This is a fun activity you can do with students to practise describing photographs using speculative language. The activity could be used simply as general speaking practice or to help students prepare for Cambridge speaking exams. Students look at a photo and answer questions using language of speculation. All the photos are of me (Please don’t laugh) but feel free to replace them with your own photos to make it more personal.
I have also included a written task sample courtesy of one of my younger learners to show you how they handled the task and a recording of a description of Image 1, courtesy of my lovely friend Adam. Feel free to use it to model the task to your students or turn it into a listening task 😉
Time: 35 minutes
- To describe a photo using the questions provided
- To make predictions about the photo
- To practise using speculative and deductive language
- Before you start the activity ask students to give you some examples of language of speculation e.g I suppose…, I expect…, It is possible…, It is probable that…, I can’t see… etc.
- Display one of the images on the screen ( I have prepared 5 photos of myself that you are free to use but you could use your own photos too) if you are teaching online.
- Put students in pairs or small groups and ask them to describe the photos to each other using the questions provided (ask students to answer ALL the questions AND in order) using speculative language displayed next to the photos. Monitor and offer help whenever necessary.
- Next, still in the same groups, ask students to try and agree on the answers especially when the more speculative questions are concerned. Once they have come up with one version per group/per pair, ask them to choose a spokesperson who is going to present their answers to the rest of the class.

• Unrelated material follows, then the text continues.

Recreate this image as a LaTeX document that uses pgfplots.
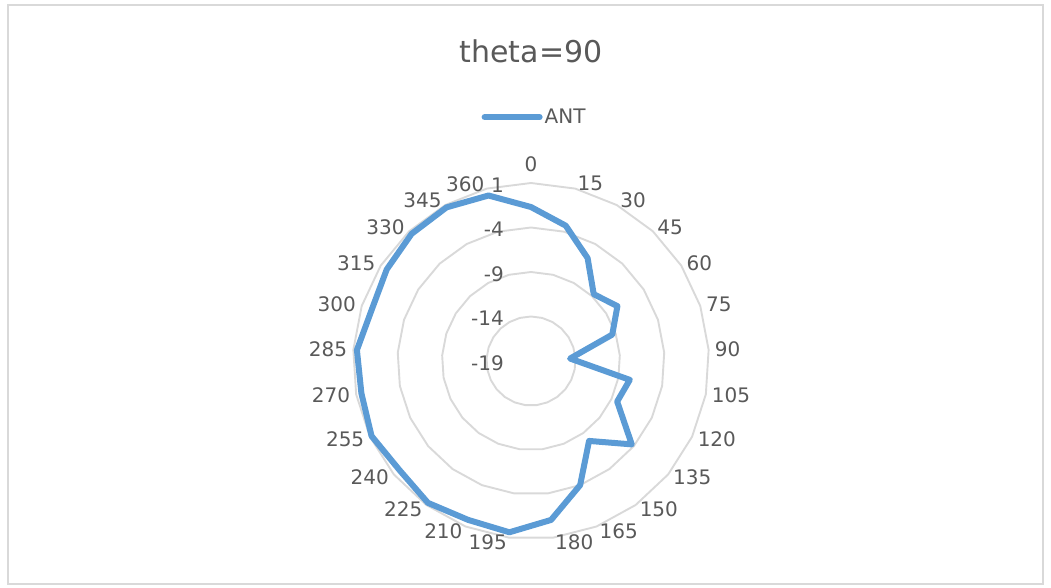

- When all the groups or pairs have finished presenting their versions, you can give them the REAL story behind the image. BOOM. Of course you can skip this stage if you are using my photos. This is actually the most enjoyable part of the activity as students get to see if their predictions about the snippets from my/your/their life are accurate or not. So often we ask students to describe random images that are completely irrelevant to their lives instead of using our own images which makes it so much more exciting.
- The group with the highest number of correct answers wins. I deliberately choose photos with interesting background stories.
- You can continue the activity with my photos or ask students to use their own images. Make sure students are still using speculative language throughout the activity.